Baptist Health Lexington: Screening for Colon Cancer
Gastroenterologist Gregory Woolfolk, MD, provides guidelines for when to get screened for colon cancer and explains why it’s best to discover and treat polyps early.
Screening for Colon Cancer Health Talks Transcript
Gregory Woolfolk, MD, Gastroenterology
The Kentucky Colon Cancer Prevention Project has helped with regard to education and advocacy. There’s been an increase in screening in the state of Kentucky in allowing us to detect polyps and colon cancer at an earlier stage. Colon cancer is detected many different ways, but the way that we primary detect it is via a colonoscopy, which is an examination of the large intestine or colon, to detect a growth in the colon.

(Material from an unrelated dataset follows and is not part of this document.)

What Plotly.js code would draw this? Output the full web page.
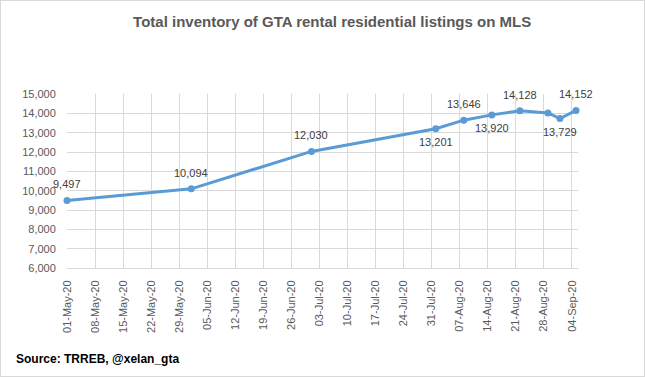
<!DOCTYPE html>
<html>
<head>
<meta charset="utf-8">
<script src="https://cdn.plot.ly/plotly-3.0.1.min.js"></script>
<style>
html,body{margin:0;padding:0;background:#fff;}
#chart{width:643px;height:375px;border:1px solid #d9d9d9;}
</style>
</head>
<body>
<div id="chart"></div>
<script>
const dates = ['2020-05-01','2020-06-01','2020-07-01','2020-08-01','2020-08-08','2020-08-15','2020-08-22','2020-08-29','2020-09-01','2020-09-05'];
const listings = [9497,10094,12030,13201,13646,13920,14128,14020,13729,14152];
const labelShown = [true,true,true,true,true,true,true,false,true,true];
const labelSide = ['above','above','above','below','above','below','above','above','below','above'];

const FONT = 'Liberation Sans, Arial, sans-serif';

const trace = {
  x: dates,
  y: listings,
  type: 'scatter',
  mode: 'lines+markers',
  line: {color: '#5B9BD5', width: 3},
  marker: {color: '#5B9BD5', size: 7},
  cliponaxis: false,
  hoverinfo: 'x+y'
};

const labelAnns = [];
dates.forEach((d, i) => {
  if (!labelShown[i]) return;
  labelAnns.push({
    x: d, y: listings[i], xref: 'x', yref: 'y',
    text: listings[i].toLocaleString('en-US'),
    showarrow: false, xanchor: 'center', yanchor: 'middle',
    yshift: labelSide[i] === 'above' ? 16 : -13,
    font: {family: FONT, size: 11, color: '#404040'}
  });
});

const layout = {
  width: 643, height: 375,
  margin: {l: 66, r: 66, t: 93, b: 108},
  paper_bgcolor: '#fff', plot_bgcolor: '#fff',
  showlegend: false,
  title: {
    text: '<b>Total inventory of GTA rental residential listings on MLS</b>',
    x: 0.515, xanchor: 'center', y: 0.945, yanchor: 'middle',
    font: {family: FONT, size: 15, color: '#595959'}
  },
  xaxis: {
    type: 'date',
    range: ['2020-05-01', '2020-09-05 12:00'],
    tick0: '2020-05-01', dtick: 7*24*3600*1000,
    tickformat: '%d-%b-%y', tickangle: -90,
    showgrid: true, gridcolor: '#d9d9d9', gridwidth: 1,
    showline: true, linecolor: '#d9d9d9', linewidth: 1,
    ticks: 'outside', ticklen: 7, tickcolor: 'rgba(0,0,0,0)',
    tickfont: {family: FONT, size: 11, color: '#595959'},
    zeroline: false
  },
  yaxis: {
    range: [6000, 15000], dtick: 1000, tickformat: ',d',
    showgrid: true, gridcolor: '#d9d9d9', gridwidth: 1,
    showline: false, zeroline: false,
    ticks: 'outside', ticklen: 8, tickcolor: 'rgba(0,0,0,0)',
    tickfont: {family: FONT, size: 11, color: '#595959'}
  },
  annotations: labelAnns.concat([{
    text: '<b>Source: TRREB, @xelan_gta</b>',
    xref: 'paper', yref: 'paper', x: -0.104, y: -0.525,
    xanchor: 'left', yanchor: 'middle', showarrow: false,
    font: {family: FONT, size: 12, color: '#000'}
  }])
};

Plotly.newPlot('chart', [trace], layout, {displayModeBar: false, staticPlot: true});
</script>
</body>
</html>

Once it’s biopsied, you can determine that may be a cancer process. The procedure is generally outpatient. We have a surgery center here at Baptist where we do most of our colonoscopy procedures, and generally the examination can be done within 30 minutes, from the time the patient’s in the room to the time they leave the room. Screening is very important, because what you can do is detect polyps, which are growths in the colon that can be removed before they’re able to get larger and develop into cancer. When you look at screening, you want to start at generally an age of 50 for an average-risk person. But, what we also know is that if there’s a family history of colon cancer, you would start earlier, at the age of 40, or 10 years before the initial case of another relative. Colon cancer is very treatable if detected earlier. If you detect this at an early stage, at stage one, the survival rate is very good, over 85-90 percent.